--- BEGIN DATA FOR THE TASK ---
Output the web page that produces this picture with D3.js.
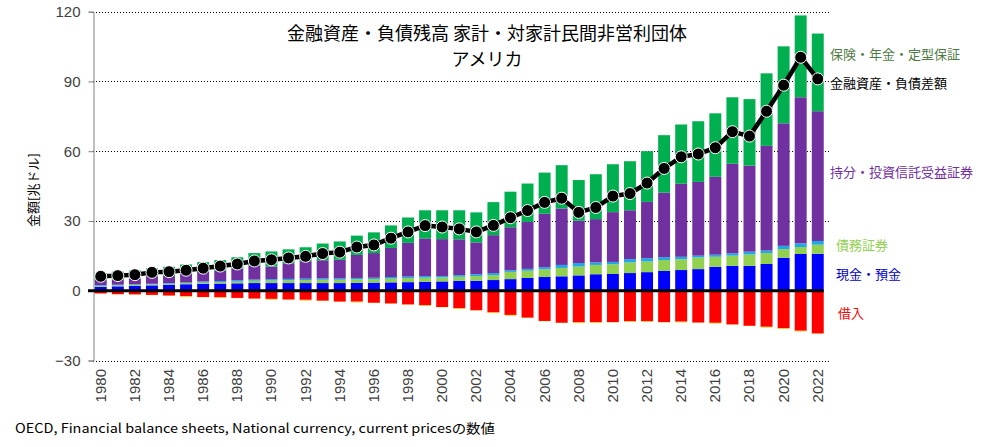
<!DOCTYPE html>
<html><head><meta charset="utf-8">
<script src="https://cdn.jsdelivr.net/npm/d3@7"></script>
<style>
html,body{margin:0;padding:0;background:#fff;}
svg{display:block;font-family:"Noto Sans CJK JP","Noto Sans",sans-serif;}
</style></head>
<body>
<svg id="chart" width="982" height="447"></svg>
<script>
const years = d3.range(1980, 2023);
// 現金・預金
const cash = [1.7,1.9,2.1,2.3,2.6,2.8,3.0,3.1,3.2,3.3,3.3,3.3,3.3,3.3,3.3,3.4,3.5,3.6,3.7,3.9,4.0,4.3,4.3,4.6,5.0,5.5,5.9,6.2,6.6,7.1,7.2,7.6,8.0,8.5,8.9,9.3,10.3,10.7,10.7,11.5,14.2,15.8,15.9];
// 債務証券
const debtSec = [0.4,0.4,0.4,0.4,0.4,0.5,0.5,0.6,0.7,1.0,1.1,1.2,1.3,1.4,1.4,1.5,1.5,1.6,1.7,1.7,1.7,1.7,2.0,2.1,3.1,3.1,3.3,3.6,3.8,4.0,4.2,4.6,4.6,4.7,4.6,5.0,4.3,4.4,4.9,4.7,3.7,3.0,3.9];
// その他（貸出等）
const otherAsset = [0.3,0.3,0.3,0.3,0.3,0.3,0.5,0.5,0.6,0.5,0.6,0.6,0.6,0.6,0.6,0.6,0.6,0.7,0.7,0.7,0.6,0.7,0.8,0.9,0.7,0.8,0.9,1.3,1.5,1.1,1.0,1.4,1.4,1.2,1.1,0.8,0.9,1.0,1.2,1.1,1.4,1.6,1.6];
// 持分・投資信託受益証券
const equity = [2.2,2.2,2.4,3.2,3.0,3.8,4.2,4.4,5.1,6.0,5.4,6.7,7.5,7.8,8.0,9.9,10.6,12.5,14.5,16.2,15.9,15.4,13.7,16.3,18.5,20.2,23.0,24.3,18.2,18.6,21.4,21.0,24.2,27.8,31.4,31.7,33.5,38.5,37.0,45.0,52.7,62.8,55.8];
// 保険・年金・定型保証
const insurance = [3.0,3.4,3.5,3.5,4.0,3.9,4.1,4.6,4.8,5.4,6.5,6.0,6.0,7.2,7.9,8.3,8.9,9.7,10.9,12.1,12.4,12.5,12.9,14.2,15.3,16.5,17.7,18.6,17.5,19.3,20.6,21.1,21.8,24.7,25.5,26.1,27.3,28.6,28.6,31.2,33.1,35.2,33.4];
// 借入
const loans = [-1.2,-1.5,-1.6,-1.8,-2.1,-2.3,-2.7,-2.8,-3.1,-3.4,-3.5,-3.8,-3.9,-4.3,-4.7,-4.7,-5.2,-5.5,-5.9,-6.2,-7.0,-7.5,-8.4,-9.3,-10.4,-11.6,-13.0,-13.8,-13.6,-13.5,-13.5,-13.1,-13.1,-13.5,-13.3,-13.7,-13.8,-14.5,-15.1,-15.5,-16.1,-17.2,-18.4];
// その他の負債
const otherLiab = [-0.1,-0.1,-0.1,-0.1,-0.1,-0.3,-0.1,-0.3,-0.1,-0.1,-0.3,-0.1,-0.3,-0.1,-0.1,-0.3,-0.1,-0.1,-0.1,-0.3,-0.1,-0.3,-0.1,-0.3,-0.3,-0.1,-0.1,-0.1,-0.3,-0.3,-0.1,-0.3,-0.3,-0.1,-0.3,-0.1,-0.3,-0.1,-0.1,-0.3,-0.3,-0.3,-0.1];
// 金融資産・負債差額
const netWorth = [6.2,6.5,6.9,7.9,8.2,8.8,9.7,10.6,11.5,12.8,13.3,14.1,14.8,16.0,16.6,18.8,19.7,22.6,25.3,28.0,27.4,26.6,25.3,28.1,31.4,34.5,38.0,39.8,33.7,35.8,40.7,41.8,46.3,52.6,57.6,58.8,61.5,68.4,66.5,77.2,88.4,100.4,91.1];
const yTicks = [-30,0,30,60,90,120];
const xTickYears = years.filter(y => y % 2 === 0);

const posSeries = [
  {key:"現金・預金", values:cash, color:"#0000ff"},
  {key:"債務証券", values:debtSec, color:"#92d050"},
  {key:"その他", values:otherAsset, color:"#1fa8e8"},
  {key:"持分・投資信託受益証券", values:equity, color:"#7030a0"},
  {key:"保険・年金・定型保証", values:insurance, color:"#00b050"}
];
const negSeries = [
  {key:"借入", values:loans, color:"#ff0000"},
  {key:"その他負債", values:otherLiab, color:"#ffc000"}
];

const svg = d3.select("#chart");
const x = d3.scaleBand().domain(years).range([92.2, 826.3]).paddingInner(0.3).paddingOuter(0.15);
const y = d3.scaleLinear().domain([-30, 120]).range([360.5, 11.7]);
const xLeft = 93, xRight = 829;

// gridlines
svg.append("g").selectAll("line").data(yTicks.filter(t => t !== 0)).join("line")
  .attr("x1", xLeft).attr("x2", xRight)
  .attr("y1", d => Math.round(y(d)) + 0.5).attr("y2", d => Math.round(y(d)) + 0.5)
  .attr("stroke", "#000").attr("stroke-width", 1).attr("stroke-dasharray", "1,2");

// y axis
const yAxis = svg.append("g").attr("transform", `translate(${xLeft + 0.5},0)`)
  .call(d3.axisLeft(y).tickValues(yTicks).tickSize(5).tickPadding(8));
yAxis.select(".domain").attr("stroke", "#808080");
yAxis.selectAll(".tick line").attr("stroke", "#808080");
yAxis.selectAll(".tick text").attr("font-size", 15).attr("fill", "#404040")
  .attr("font-family", "'Liberation Sans','DejaVu Sans',sans-serif");

// stacked bars
function drawStack(series) {
  years.forEach((yr, i) => {
    let acc = 0;
    series.forEach(s => {
      const v = s.values[i];
      const y0 = acc, y1 = acc + v;
      acc = y1;
      svg.append("rect")
        .attr("x", x(yr)).attr("width", x.bandwidth())
        .attr("y", y(Math.max(y0, y1)))
        .attr("height", Math.abs(y(y0) - y(y1)))
        .attr("fill", s.color);
    });
  });
}
drawStack(posSeries);
drawStack(negSeries);

// zero line
svg.append("line").attr("x1", xLeft - 5).attr("x2", x(2022) + x.bandwidth())
  .attr("y1", y(0)).attr("y2", y(0)).attr("stroke", "#000").attr("stroke-width", 3);

// net line
const cx = yr => x(yr) + x.bandwidth() / 2;
svg.append("path").datum(netWorth)
  .attr("d", d3.line().x((d, i) => cx(years[i])).y(d => y(d)))
  .attr("fill", "none").attr("stroke", "#000").attr("stroke-width", 4.5);
svg.append("g").selectAll("circle").data(netWorth).join("circle")
  .attr("cx", (d, i) => cx(years[i])).attr("cy", d => y(d)).attr("r", 6)
  .attr("fill", "#000").attr("stroke", "#fff").attr("stroke-width", 1);

// x labels
svg.append("g").selectAll("text").data(xTickYears).join("text")
  .attr("transform", d => `translate(${cx(d) + 5},369) rotate(-90)`)
  .attr("text-anchor", "end").attr("font-size", 15).attr("fill", "#404040")
  .attr("font-family", "'Liberation Sans','DejaVu Sans',sans-serif")
  .text(d => d);

// y title
svg.append("text").attr("transform", "translate(38,190) rotate(-90)")
  .attr("text-anchor", "middle").attr("font-size", 13).attr("fill", "#000")
  .text("金額[兆ドル]");

// title
svg.append("text").attr("x", 487).attr("y", 40).attr("text-anchor", "middle")
  .attr("font-size", 18).attr("font-weight", 400).attr("fill", "#000")
  .text("金融資産・負債残高 家計・対家計民間非営利団体");
svg.append("text").attr("x", 487).attr("y", 66).attr("text-anchor", "middle")
  .attr("font-size", 18).attr("font-weight", 400).attr("fill", "#000")
  .text("アメリカ");

// legend labels
const labels = [
  {t:"保険・年金・定型保証", x:830, y:55, c:"#4f7a45"},
  {t:"金融資産・負債差額", x:830, y:84, c:"#000"},
  {t:"持分・投資信託受益証券", x:830, y:173, c:"#7030a0"},
  {t:"債務証券", x:836, y:246, c:"#92d050"},
  {t:"現金・預金", x:836, y:275, c:"#0000c8"},
  {t:"借入", x:838, y:314, c:"#ff0000"}
];
svg.append("g").selectAll("text").data(labels).join("text")
  .attr("x", d => d.x).attr("y", d => d.y).attr("dominant-baseline", "middle")
  .attr("font-size", 13).attr("fill", d => d.c).text(d => d.t);

// footer
svg.append("text").attr("x", 15).attr("y", 433).attr("font-size", 13).attr("fill", "#000")
  .attr("textLength", 480).attr("lengthAdjust", "spacingAndGlyphs")
  .text("OECD, Financial balance sheets, National currency, current pricesの数値");
</script>
</body></html>
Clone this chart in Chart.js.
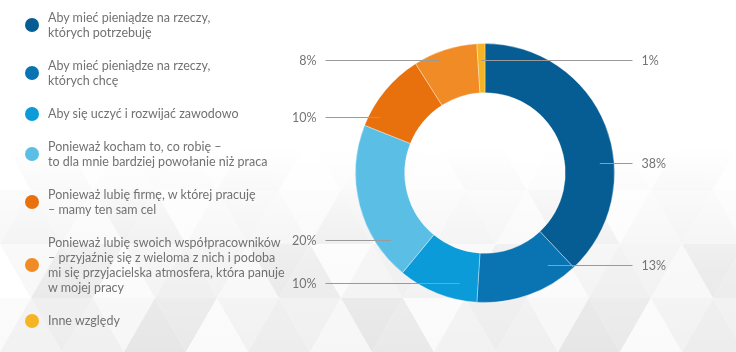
<!DOCTYPE html>
<html>
<head>
<meta charset="utf-8">
<script src="https://cdn.jsdelivr.net/npm/chart.js@4"></script>
<style>
  html, body { margin: 0; padding: 0; background: #fff; }
  #wrap { position: relative; width: 736px; height: 352px; overflow: hidden; font-family: Lato, "Open Sans", sans-serif; }
  #bg, #chart { position: absolute; left: 0; top: 0; }
  #legend { position: absolute; left: 25px; top: 10px; margin: 0; padding: 0; list-style: none; }
  #legend li { display: flex; align-items: center; margin-bottom: 18px; }
  #legend .dot { width: 14px; height: 14px; border-radius: 50%; flex: none; margin-right: 9px; }
  #legend .txt { font-size: 12.5px; line-height: 15px; color: #727272; white-space: pre; }
</style>
</head>
<body>
<div id="wrap">
  <svg id="bg" width="736" height="352"></svg>
  <canvas id="chart" width="736" height="352"></canvas>
  <ul id="legend"></ul>
</div>
<script>
// data
var labels = [
  'Aby mieć pieniądze na rzeczy,\nktórych potrzebuję',
  'Aby mieć pieniądze na rzeczy,\nktórych chcę',
  'Aby się uczyć i rozwijać zawodowo',
  'Ponieważ kocham to, co robię –\nto dla mnie bardziej powołanie niż praca',
  'Ponieważ lubię firmę, w której pracuję\n– mamy ten sam cel',
  'Ponieważ lubię swoich współpracowników\n– przyjaźnię się z wieloma z nich i podoba\nmi się przyjacielska atmosfera, która panuje\nw mojej pracy',
  'Inne względy'
];
var values = [38, 13, 10, 20, 10, 8, 1];
var colors = ['#065d93', '#0a74b3', '#0a9bd8', '#5bbfe5', '#e8710e', '#f08b25', '#f5b424'];

// where the leader line touches each slice (fraction along slice, fraction of radius) and side of label
var anchorPos = [0.62, 0.19, 0.26, 0.21, 0.18, 0.37, 0.5];
var anchorRad = [0.89, 0.86, 0.87, 0.89, 0.92, 0.94, 0.87];
var labelSide = ['r', 'r', 'l', 'l', 'l', 'l', 'r'];

// faint triangle background
(function () {
  var svg = document.getElementById('bg');
  var shades = ['#f1f1f1', '#e8e8e8', '#f6f6f6', '#ececec', '#fafafa', '#e5e5e5', '#efefef'];
  var w = 62, h = 54, out = '';
  for (var r = 0; r < 5; r++) {
    for (var c = -1; c < 26; c++) {
      var y0 = 352 - (r + 1) * h, y1 = y0 + h;
      var x0 = c * w / 2 + (r % 2 ? w / 2 : 0);
      var up = (c % 2 === 0);
      var pts = up ? [x0, y1, x0 + w / 2, y0, x0 + w, y1] : [x0, y0, x0 + w, y0, x0 + w / 2, y1];
      out += '<polygon points="' + pts.join(',') + '" fill="' + shades[(r * 5 + c * 3 + 70) % shades.length] + '"/>';
    }
  }
  out += '<defs><linearGradient id="fade" x1="0" y1="0" x2="0" y2="1">' +
    '<stop offset="0" stop-color="#fff" stop-opacity="1"/>' +
    '<stop offset="0.42" stop-color="#fff" stop-opacity="1"/>' +
    '<stop offset="0.75" stop-color="#fff" stop-opacity="0.3"/>' +
    '<stop offset="1" stop-color="#fff" stop-opacity="0.05"/></linearGradient></defs>' +
    '<rect x="0" y="0" width="736" height="352" fill="url(#fade)"/>';
  svg.innerHTML = out;
})();

// html legend
var ul = document.getElementById('legend');
labels.forEach(function (t, i) {
  var li = document.createElement('li');
  li.innerHTML = '<span class="dot" style="background:' + colors[i] + '"></span><span class="txt"></span>';
  li.querySelector('.txt').textContent = t;
  ul.appendChild(li);
});

// leader lines + percentage labels
var leaderPlugin = {
  id: 'leaders',
  afterDatasetsDraw: function (chart) {
    var ctx = chart.ctx;
    var meta = chart.getDatasetMeta(0);
    ctx.save();
    ctx.font = '12.5px Lato, "Open Sans", sans-serif';
    ctx.textBaseline = 'middle';
    meta.data.forEach(function (arc, i) {
      var p = arc.getProps(['x', 'y', 'startAngle', 'endAngle', 'outerRadius'], true);
      var a = p.startAngle + anchorPos[i] * (p.endAngle - p.startAngle);
      var r = p.outerRadius * anchorRad[i];
      var ax = p.x + r * Math.cos(a);
      var ay = Math.round(p.y + r * Math.sin(a)) + 0.5;
      var right = labelSide[i] === 'r';
      var lx = right ? p.x + p.outerRadius + 18 : p.x - p.outerRadius - 30;
      ctx.strokeStyle = '#9a9a9a';
      ctx.lineWidth = 1;
      ctx.beginPath();
      ctx.moveTo(ax, ay);
      ctx.lineTo(lx, ay);
      ctx.stroke();
      ctx.fillStyle = '#747474';
      ctx.textAlign = right ? 'left' : 'right';
      ctx.fillText(values[i] + '%', right ? lx + 9 : lx - 9, ay);
    });
    ctx.restore();
  }
};

new Chart(document.getElementById('chart'), {
  type: 'doughnut',
  data: {
    labels: labels,
    datasets: [{
      data: values,
      backgroundColor: colors,
      borderColor: 'rgba(255,255,255,0.35)',
      borderWidth: 1
    }]
  },
  options: {
    responsive: false,
    animation: false,
    cutout: '62%',
    layout: { padding: { left: 355, right: 121, top: 43, bottom: 49 } },
    plugins: {
      legend: { display: false },
      tooltip: { enabled: false }
    }
  },
  plugins: [leaderPlugin]
});
</script>
</body>
</html>
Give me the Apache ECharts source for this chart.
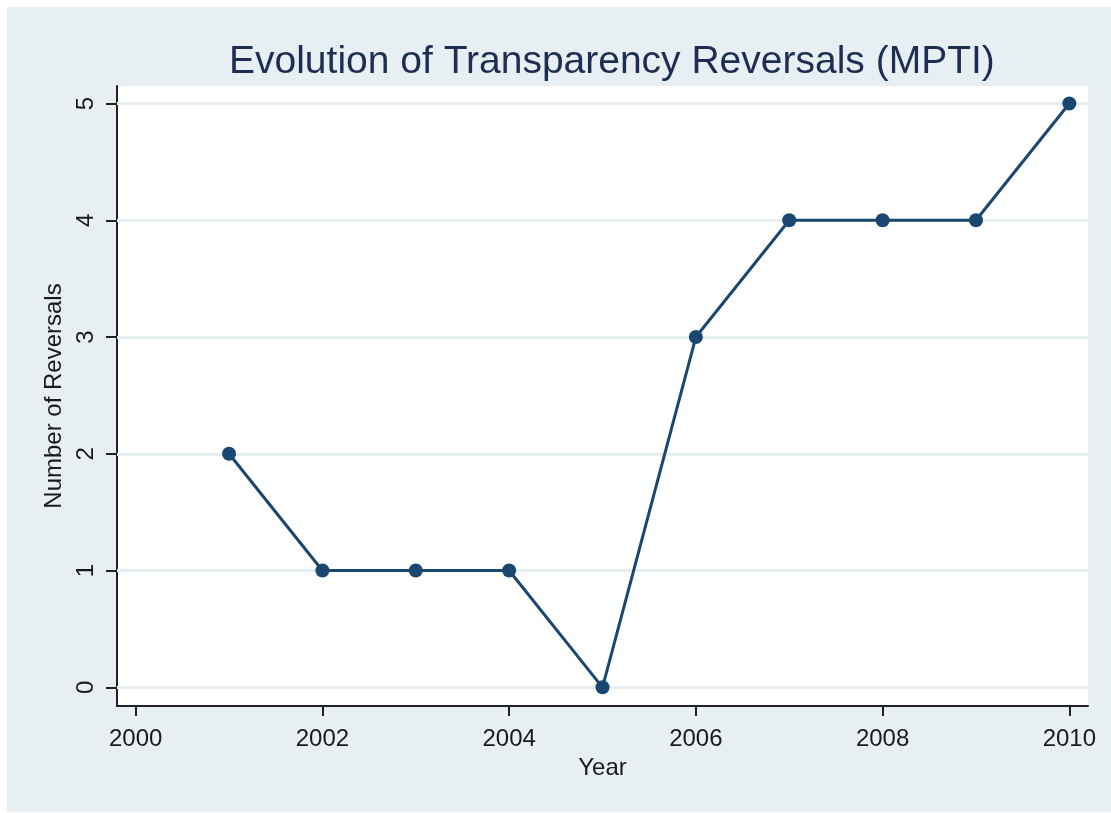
<!DOCTYPE html>
<html>
<head>
<meta charset="utf-8">
<script src="https://cdn.jsdelivr.net/npm/echarts@6/dist/echarts.min.js"></script>
<style>
  html, body { margin: 0; padding: 0; background: #ffffff; }
  #frame { position: absolute; left: 7px; top: 7px; width: 1104px; height: 805px; background: #e8eff2; }
  #chart { width: 1111px; height: 813px; position: absolute; left: 0; top: 0; }
</style>
</head>
<body>
<div id="frame"></div>
<div id="chart"></div>
<script>
// data
var years = [2001, 2002, 2003, 2004, 2005, 2006, 2007, 2008, 2009, 2010];
var reversals = [2, 1, 1, 1, 0, 3, 4, 4, 4, 5];
var xTicks = [2000, 2002, 2004, 2006, 2008, 2010];
var yTicks = [0, 1, 2, 3, 4, 5];

var chart = echarts.init(document.getElementById('chart'));

var lineColor = '#1a4770';
var textColor = '#1a1a1a';

var option = {
    backgroundColor: 'transparent',
    textStyle: { fontFamily: 'Liberation Sans' },
    title: {
        text: 'Evolution of Transparency Reversals (MPTI)',
        left: 224,
        top: 38,
        textStyle: { fontSize: 39, fontWeight: 'normal', color: '#1e2d52', fontFamily: 'Liberation Sans' }
    },
    grid: {
        left: 117, right: 23, top: 86, bottom: 107,
        show: true, backgroundColor: '#ffffff', borderWidth: 0
    },
    xAxis: {
        type: 'value',
        min: 1999.8,
        max: 2010.2,
        name: 'Year',
        nameLocation: 'middle',
        nameGap: 47,
        nameTextStyle: { fontSize: 24, color: textColor },
        axisLine: { show: true, onZero: false, lineStyle: { color: '#222', width: 2 } },
        axisTick: { show: true, length: 10, lineStyle: { color: '#222', width: 2 }, customValues: xTicks },
        axisLabel: {
            fontSize: 24, color: textColor, margin: 21, customValues: xTicks,
            formatter: function (v) { return String(v); }
        },
        splitLine: { show: false }
    },
    yAxis: {
        type: 'value',
        min: -0.16,
        max: 5.15,
        name: 'Number of Reversals',
        nameLocation: 'middle',
        nameGap: 50,
        nameRotate: 90,
        nameTextStyle: { fontSize: 24, color: textColor },
        axisLine: { show: true, onZero: false, lineStyle: { color: '#222', width: 2 } },
        axisTick: { show: true, length: 11, lineStyle: { color: '#222', width: 2 }, customValues: yTicks },
        axisLabel: { fontSize: 24, color: textColor, rotate: 90, margin: 19, customValues: yTicks },
        splitLine: { show: false }
    },
    series: [
        {
            // light horizontal grid lines at each tick
            type: 'line',
            data: [],
            silent: true,
            markLine: {
                silent: true,
                symbol: 'none',
                label: { show: false },
                lineStyle: { color: '#e6eef1', width: 3, type: 'solid' },
                data: yTicks.map(function (v) { return { yAxis: v }; })
            }
        },
        {
            type: 'line',
            data: years.map(function (y, i) { return [y, reversals[i]]; }),
            symbol: 'circle',
            symbolSize: 14,
            lineStyle: { color: lineColor, width: 3 },
            itemStyle: { color: lineColor },
            z: 5
        }
    ]
};

chart.setOption(option);
</script>
</body>
</html>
--- END DATA FOR THE TASK ---
Give only the number of lines in the data that hold the word "picture".

1